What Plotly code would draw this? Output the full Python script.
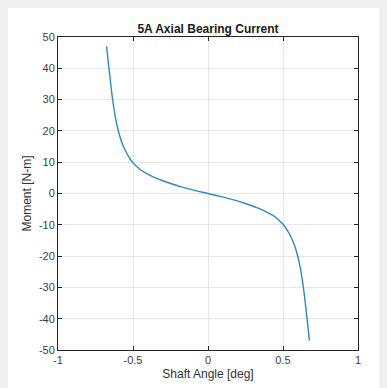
import plotly.graph_objects as go

# Data (left half read, right half mirrors it)
shaft_angle = [-0.676, -0.665, -0.652, -0.640, -0.625, -0.610, -0.595, -0.578, -0.560,
               -0.540, -0.520, -0.500, -0.475, -0.450, -0.420, -0.385, -0.350, -0.318,
               -0.250, -0.184, -0.090, 0.0,
               0.090, 0.184, 0.250, 0.318, 0.350, 0.385, 0.420, 0.450, 0.475, 0.500,
               0.520, 0.540, 0.560, 0.578, 0.595, 0.610, 0.625, 0.640, 0.652, 0.665, 0.676]
moment = [47.0, 42.0, 36.5, 31.5, 26.5, 22.5, 19.5, 16.8, 14.6,
          12.7, 11.1, 9.8, 8.6, 7.6, 6.7, 5.8, 5.0, 4.4,
          3.2, 2.2, 1.0, 0.0,
          -1.0, -2.2, -3.2, -4.4, -5.0, -5.8, -6.7, -7.6, -8.6, -9.8,
          -11.1, -12.7, -14.6, -16.8, -19.5, -22.5, -26.5, -31.5, -36.5, -42.0, -47.0]

x_ticks = [-1, -0.5, 0, 0.5, 1]
x_tick_labels = ["-1", "-0.5", "0", "0.5", "1"]
y_ticks = [-50, -40, -30, -20, -10, 0, 10, 20, 30, 40, 50]
y_tick_labels = ["-50", "-40", "-30", "-20", "-10", "0", "10", "20", "30", "40", "50"]

W, H = 387, 388
OFF = 8  # page body margin
L, T = 58 - OFF, 37 - OFF
R = W - (358 - OFF)
B = H - (350 - OFF)

fig = go.Figure()
fig.add_trace(go.Scatter(x=shaft_angle, y=moment, mode="lines",
                         line=dict(color="#3088c2", width=1.4, shape="spline", smoothing=1.0),
                         showlegend=False, hoverinfo="skip"))

axis_common = dict(showline=True, linecolor="#262626", linewidth=1, mirror="ticks",
                   ticks="inside", ticklen=4, tickcolor="#262626", showgrid=True,
                   gridcolor="#e6e6e6", gridwidth=1, zeroline=False,
                   tickfont=dict(family="Liberation Sans, Arial", size=11, color="#404040"))

fig.update_layout(
    width=W, height=H,
    margin=dict(l=L, r=R, t=T, b=B),
    paper_bgcolor="white", plot_bgcolor="white",
    title=dict(text="<b>5A Axial Bearing Current</b>", x=(L + (W - L - R) / 2) / W, xanchor="center",
               y=1 - (29 - OFF) / H, yanchor="middle",
               font=dict(family="Liberation Sans, Arial", size=12, color="#1a1a1a")),
    xaxis=dict(range=[-1, 1], tickvals=x_ticks, ticktext=x_tick_labels,
               title=dict(text="Shaft Angle [deg]", standoff=4,
                          font=dict(family="Liberation Sans, Arial", size=12, color="#333333")),
               **axis_common),
    yaxis=dict(range=[-50, 50], tickvals=y_ticks, ticktext=y_tick_labels,
               title=dict(text="Moment [N-m]", standoff=4,
                          font=dict(family="Liberation Sans, Arial", size=12, color="#333333")),
               **axis_common),
)

fig.write_html("out.html", post_script="document.body.style.background='#efefef';")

________________

→ **YOUR OBJECTIVE**:
Quote the material in full and exactly; do not carry over its pictures.

→ **RESPONSE TO THE TASK**:
What Plotly code would draw this? Output the full Python script.
import plotly.graph_objects as go

# Data (left half read, right half mirrors it)
shaft_angle = [-0.676, -0.665, -0.652, -0.640, -0.625, -0.610, -0.595, -0.578, -0.560,
               -0.540, -0.520, -0.500, -0.475, -0.450, -0.420, -0.385, -0.350, -0.318,
               -0.250, -0.184, -0.090, 0.0,
               0.090, 0.184, 0.250, 0.318, 0.350, 0.385, 0.420, 0.450, 0.475, 0.500,
               0.520, 0.540, 0.560, 0.578, 0.595, 0.610, 0.625, 0.640, 0.652, 0.665, 0.676]
moment = [47.0, 42.0, 36.5, 31.5, 26.5, 22.5, 19.5, 16.8, 14.6,
          12.7, 11.1, 9.8, 8.6, 7.6, 6.7, 5.8, 5.0, 4.4,
          3.2, 2.2, 1.0, 0.0,
          -1.0, -2.2, -3.2, -4.4, -5.0, -5.8, -6.7, -7.6, -8.6, -9.8,
          -11.1, -12.7, -14.6, -16.8, -19.5, -22.5, -26.5, -31.5, -36.5, -42.0, -47.0]

x_ticks = [-1, -0.5, 0, 0.5, 1]
x_tick_labels = ["-1", "-0.5", "0", "0.5", "1"]
y_ticks = [-50, -40, -30, -20, -10, 0, 10, 20, 30, 40, 50]
y_tick_labels = ["-50", "-40", "-30", "-20", "-10", "0", "10", "20", "30", "40", "50"]

W, H = 387, 388
OFF = 8  # page body margin
L, T = 58 - OFF, 37 - OFF
R = W - (358 - OFF)
B = H - (350 - OFF)

fig = go.Figure()
fig.add_trace(go.Scatter(x=shaft_angle, y=moment, mode="lines",
                         line=dict(color="#3088c2", width=1.4, shape="spline", smoothing=1.0),
                         showlegend=False, hoverinfo="skip"))

axis_common = dict(showline=True, linecolor="#262626", linewidth=1, mirror="ticks",
                   ticks="inside", ticklen=4, tickcolor="#262626", showgrid=True,
                   gridcolor="#e6e6e6", gridwidth=1, zeroline=False,
                   tickfont=dict(family="Liberation Sans, Arial", size=11, color="#404040"))

fig.update_layout(
    width=W, height=H,
    margin=dict(l=L, r=R, t=T, b=B),
    paper_bgcolor="white", plot_bgcolor="white",
    title=dict(text="<b>5A Axial Bearing Current</b>", x=(L + (W - L - R) / 2) / W, xanchor="center",
               y=1 - (29 - OFF) / H, yanchor="middle",
               font=dict(family="Liberation Sans, Arial", size=12, color="#1a1a1a")),
    xaxis=dict(range=[-1, 1], tickvals=x_ticks, ticktext=x_tick_labels,
               title=dict(text="Shaft Angle [deg]", standoff=4,
                          font=dict(family="Liberation Sans, Arial", size=12, color="#333333")),
               **axis_common),
    yaxis=dict(range=[-50, 50], tickvals=y_ticks, ticktext=y_tick_labels,
               title=dict(text="Moment [N-m]", standoff=4,
                          font=dict(family="Liberation Sans, Arial", size=12, color="#333333")),
               **axis_common),
)

fig.write_html("out.html", post_script="document.body.style.background='#efefef';")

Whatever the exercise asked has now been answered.